Postmortem for May 30, 2023 Incident -Connection Indexing bug - Sigma AWS

Date 05/30/2023

Summary

On 05/30/2023, Sigma users hosted on AWS experienced Timeouts on our APIs and high query latency due to connection indexing DB Utilization.

We noticed that all queries for Organizations within AWS were significantly slower resulting in a degraded performance in Sigma, with some operations on the site taking several seconds.

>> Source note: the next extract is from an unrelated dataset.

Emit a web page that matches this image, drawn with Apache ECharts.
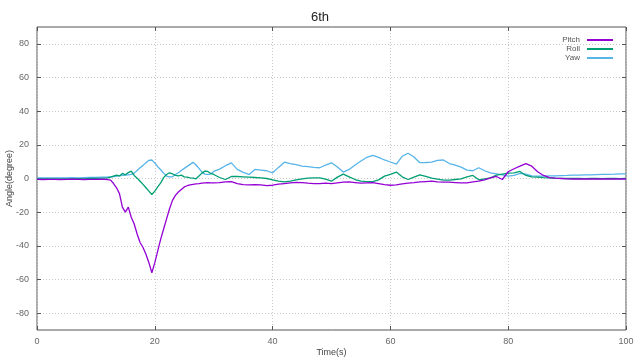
<!DOCTYPE html>
<html><head><meta charset="utf-8">
<script src="https://cdn.jsdelivr.net/npm/echarts@6/dist/echarts.min.js"></script>
<style>html,body{margin:0;padding:0;background:#fff}#c{width:640px;height:360px}</style>
</head><body><div id="c"></div>
<script>
const time = [0,1,2,3,4,5,6,7,8,9,10,11,12,
12.5,13,13.5,14,14.5,15,15.5,16,16.5,17,17.5,18,18.5,19,19.5,20,20.5,21,21.5,22,22.5,23,23.5,24,24.5,25,25.5,26,26.5,27,27.5,28,28.5,29,29.5,30,
31,32,33,34,35,36,37,38,39,40,41,42,43,44,45,46,47,48,49,50,51,52,53,54,55,56,57,58,59,60,61,62,63,64,65,66,67,68,69,70,71,72,73,74,75,76,77,78,79,80,81,82,83,84,85,86,87,88,89,90,91,92,93,94,95,96,97,98,99,100];

const pitch = [-0.5,-0.6,-0.5,-0.5,-0.6,-0.5,-0.4,-0.5,-0.6,-0.5,-0.5,-0.4,-0.6,
-1.0,-3.0,-5.5,-9,-17,-20,-17,-23,-27,-33,-38,-41,-45,-50,-56,-50,-43,-36,-30,-24,-18,-13,-10,-8,-6.5,-5,-4.3,-3.8,-3.5,-3.2,-3.0,-2.7,-2.6,-2.5,-2.6,-2.6,
-2.4,-2.0,-1.8,-3.0,-3.6,-3.8,-3.7,-3.8,-4.2,-4.0,-3.4,-3.0,-2.6,-2.3,-2.4,-2.8,-3.0,-3.0,-2.8,-3.0,-2.6,-2.2,-2.0,-2.4,-2.8,-2.6,-2.4,-3.0,-3.6,-4.0,-3.8,-3.2,-2.8,-2.5,-2.0,-1.8,-1.6,-2.0,-2.2,-2.2,-2.4,-2.6,-2.6,-2.0,-1.6,-0.8,0.4,1.2,-0.6,4.0,5.8,7.3,8.8,7.3,4.0,1.8,0.5,0.2,0,-0.2,-0.3,-0.2,-0.3,-0.2,-0.3,-0.3,-0.2,-0.3,-0.2,-0.3];

const roll = [-0.3,-0.2,-0.3,-0.2,-0.3,-0.2,-0.3,-0.1,-0.2,0,0.1,0.2,0.4,
0.8,1.4,2.0,1.5,3.0,2.2,3.5,4.4,1.8,0.2,-1.6,-3.5,-5.5,-7.5,-9.5,-7.5,-5.0,-2.6,0.5,2.4,3.4,2.8,1.8,1.5,2.0,1.0,0.8,0.4,0.2,-0.2,1.5,3.2,4.4,4.2,3.0,2.4,
0.6,-0.6,1.2,1.2,1.0,0.8,0.6,0.4,0,-0.8,-1.6,-2.0,-1.6,-0.8,-0.2,0.2,0.4,0.4,-0.4,-1.6,0.8,2.6,1.0,-0.6,-1.6,-1.8,-1.8,-0.8,1.4,2.4,3.8,1.0,-0.6,0.8,2.2,1.2,0.2,-0.4,-1.0,-1.0,-0.6,-0.2,1.0,1.8,-0.8,-0.2,0.4,2.0,2.6,3.2,3.4,4.2,1.8,1.0,0.8,0.5,0.4,0.2,0.1,0,0.1,0,-0.1,0,0,-0.1,0,0,-0.1,0];

const yaw = [0.3,0.4,0.3,0.4,0.4,0.3,0.5,0.4,0.5,0.6,0.6,0.8,0.9,
1.0,1.2,1.4,1.6,1.8,2.0,2.2,2.4,3.2,4.8,6.4,7.8,9.3,10.8,11.0,9.3,7.0,5.2,3.2,1.4,1.0,1.0,2.4,3.4,4.8,6.0,7.2,8.4,9.6,8.0,6.0,3.8,2.6,2.4,2.6,4.2,
5.6,7.6,9.3,5.4,3.6,2.4,5.4,5.0,4.6,3.4,6.6,9.7,8.9,8.2,7.4,7.0,6.6,6.4,8.0,9.3,6.8,3.8,5.4,8.0,10.4,12.6,13.8,12.6,11.0,9.8,8.6,13.2,15.0,12.8,9.4,9.5,9.7,10.8,11.0,8.9,8.0,6.8,5.0,4.6,6.4,4.6,3.4,2.8,2.2,1.4,1.8,3.0,2.6,1.6,1.4,1.4,1.5,1.6,1.7,1.8,2.0,2.0,2.1,2.2,2.3,2.4,2.5,2.6,2.8,2.8];

const seriesNames = ['Pitch','Roll','Yaw'];
const seriesData = [pitch, roll, yaw];
const colors = ['#9400d3','#009e73','#56b4e9'];
const yTicks = [-80,-60,-40,-20,0,20,40,60,80];

const chart = echarts.init(document.getElementById('c'), null, {renderer:'canvas'});
const pair = v => time.map((t,i)=>[t,v[i]]);
const font = 'Liberation Sans, Arial, sans-serif';
const lbl = {color:'#666', fontSize:9, fontFamily:font};
chart.setOption({
  animation:false,
  backgroundColor:'#fff',
  title:{text:'6th', left:'center', top:6, textStyle:{fontSize:13, fontWeight:'normal', color:'#222', fontFamily:font}},
  grid:{left:37, right:14, top:27, bottom:30, show:true, borderColor:'#555', borderWidth:1, containLabel:false, outerBoundsMode:'none'},
  legend:{
    data:seriesNames, orient:'vertical', right:22, top:31, align:'right',
    itemWidth:26, itemHeight:2, itemGap:1,
    icon:'rect',
    textStyle:{fontSize:8, color:'#555', fontFamily:font, padding:[0,2,0,0]}
  },
  xAxis:[{
    type:'value', min:0, max:100, interval:20,
    name:'Time(s)', nameLocation:'middle', nameGap:18, nameMoveOverlap:false, nameTextStyle:{color:'#444', fontSize:9, fontFamily:font},
    axisLine:{show:false, onZero:false},
    axisTick:{inside:true, length:4, lineStyle:{color:'#555'}},
    axisLabel:Object.assign({margin:7}, lbl),
    splitLine:{show:true, lineStyle:{color:'#c8c8c8', type:[1,2], width:1}}
  },{
    type:'value', position:'top', min:0, max:100, interval:20,
    axisLine:{show:false, onZero:false}, axisTick:{inside:true, length:4, lineStyle:{color:'#555'}},
    axisLabel:{show:false}, splitLine:{show:false}
  }],
  yAxis:[{
    type:'value', min:-90, max:90, interval:20,
    name:'Angle(degree)', nameLocation:'middle', nameGap:23, nameMoveOverlap:false, nameTextStyle:{color:'#444', fontSize:9, fontFamily:font},
    axisLine:{show:false, onZero:false},
    axisTick:{inside:true, length:4, lineStyle:{color:'#555'}, customValues:yTicks},
    axisLabel:Object.assign({margin:8, customValues:yTicks}, lbl),
    splitLine:{show:true, lineStyle:{color:'#c8c8c8', type:[1,2], width:1}}
  },{
    type:'value', position:'right', min:-90, max:90, interval:20,
    axisLine:{show:false, onZero:false}, axisTick:{inside:true, length:4, lineStyle:{color:'#555'}, customValues:yTicks},
    axisLabel:{show:false}, splitLine:{show:false}
  }],
  series: seriesNames.map((n,i)=>({
    name:n, type:'line', data:pair(seriesData[i]), showSymbol:false, symbol:'none',
    lineStyle:{width:1.3, color:colors[i]}, itemStyle:{color:colors[i]}, xAxisIndex:0, yAxisIndex:0, z:3-i
  }))
});
</script></body></html>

Incident Start Time 05/30/2023 4:20 UTC
Incident End Time 06/02/2023 6:35 UTC

Root Cause

Further investigation found the culprit to be the connection indexing tasks. The queries associated with connection indexing saturated the DB in terms of write throughput, which was causing all other queries to be slow.
Typically, these connection indexing tasks are completed before business hours. However, as these tasks were taking longer to complete, the run times for these tasks overlapped with other queries from Customers related to day to day business operations resulting in DB saturation and degraded performance due to high query latency.

Mitigations and Fixes

  • Connection indexing was disabled during the day. It fixed slow/failed workbook loads, API call timeouts, and exports failing, with the tradeoff that newly created connections were slow to navigate and existing connections needed to have their databases/schemas/tables manually synced if changes are made to those in the warehouse.

  • Upgraded DB Instance helped improve throughput and latency.

Timeline for Fixes

[Done] Upgraded DB Instance.
[Done] Improved monitoring for DB Utilization and trends.